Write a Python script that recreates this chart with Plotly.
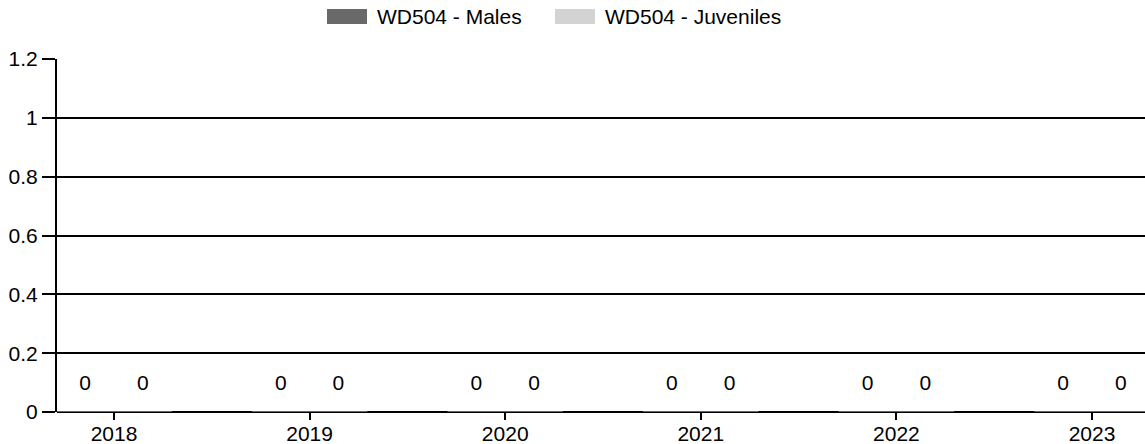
import plotly.graph_objects as go

years = ["2018", "2019", "2020", "2021", "2022", "2023"]
males = [0, 0, 0, 0, 0, 0]
juveniles = [0, 0, 0, 0, 0, 0]
series_names = ["WD504 - Males", "WD504 - Juveniles"]
series_colors = ["#696969", "#d3d3d3"]

FONT = "Liberation Sans, Arial, sans-serif"
FS = 21
BARGAP = 0.41
LABEL_OFFSET = 0.092  # label drawn a fixed distance above each bar top

W, H = 1145, 444
ML, MR, MT, MB = 57, 0, 59, 32
PW, PH = W - ML - MR, H - MT - MB


def px_x(p):
    return (p - ML) / PW


def px_y(p):
    return (H - MB - p) / PH


fig = go.Figure()
for name, vals, col in zip(series_names, [males, juveniles], series_colors):
    fig.add_trace(go.Bar(x=years, y=vals, name=name, marker_color=col,
                         showlegend=False, hoverinfo="x+y+name"))
for name, vals in zip(series_names, [males, juveniles]):
    fig.add_trace(go.Scatter(x=years, y=[v + LABEL_OFFSET for v in vals],
                             mode="text", text=[str(v) for v in vals],
                             textposition="middle center",
                             textfont=dict(family=FONT, size=FS, color="black"),
                             showlegend=False, hoverinfo="skip", name=name))

# legend (drawn as swatches + text at the top)
legend_swatch_left = [327, 555]
SW_W, SW_TOP, SW_BOT, TXT_GAP, LEG_Y = 40, 9, 24, 9, 17
shapes, annotations = [], []
for name, col, x0 in zip(series_names, series_colors, legend_swatch_left):
    shapes.append(dict(type="rect", xref="paper", yref="paper",
                       x0=px_x(x0), x1=px_x(x0 + SW_W),
                       y0=px_y(SW_BOT), y1=px_y(SW_TOP),
                       fillcolor=col, line=dict(width=0)))
    annotations.append(dict(xref="paper", yref="paper", x=px_x(x0 + SW_W + TXT_GAP),
                            y=px_y(LEG_Y), xanchor="left", yanchor="middle",
                            text=name, showarrow=False, borderpad=0,
                            font=dict(family=FONT, size=FS, color="black")))

fig.update_layout(
    width=W, height=H,
    margin=dict(l=ML, r=MR, t=MT, b=MB, autoexpand=False),
    paper_bgcolor="white", plot_bgcolor="white",
    barmode="group", bargap=BARGAP,
    scattermode="group", scattergap=BARGAP,
    font=dict(family=FONT, size=FS, color="black"),
    showlegend=False,
    shapes=shapes, annotations=annotations,
    xaxis=dict(type="category", range=[-0.2914, 5.271], showgrid=False,
               ticks="outside", ticklen=7, tickcolor="black", tickwidth=1.5,
               ticklabelstandoff=-4,
               showline=False, zeroline=False, automargin=False,
               tickfont=dict(family=FONT, size=FS, color="black")),
    yaxis=dict(range=[0, 1.2], dtick=0.2, tick0=0, showgrid=True,
               gridcolor="black", gridwidth=1.5, zeroline=True,
               zerolinecolor="black", zerolinewidth=1.5,
               showline=True, linecolor="black", linewidth=2,
               ticks="outside", ticklen=13, tickcolor="black", tickwidth=1.5,
               automargin=False,
               tickfont=dict(family=FONT, size=FS, color="black")),
)

fig.write_html("out.html", config={"displayModeBar": False},
               post_script="document.body.style.margin='0';document.body.style.overflow='hidden';")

★ ★ ★ ★ ★

▸ WHAT TO PRODUCE
Go from the first line of the data above to the line containing "import plotly.graph_objects as go" and retype exactly those lines, both included, but none of the pictures.

▸ FULL ANSWER
Write a Python script that recreates this chart with Plotly.
import plotly.graph_objects as go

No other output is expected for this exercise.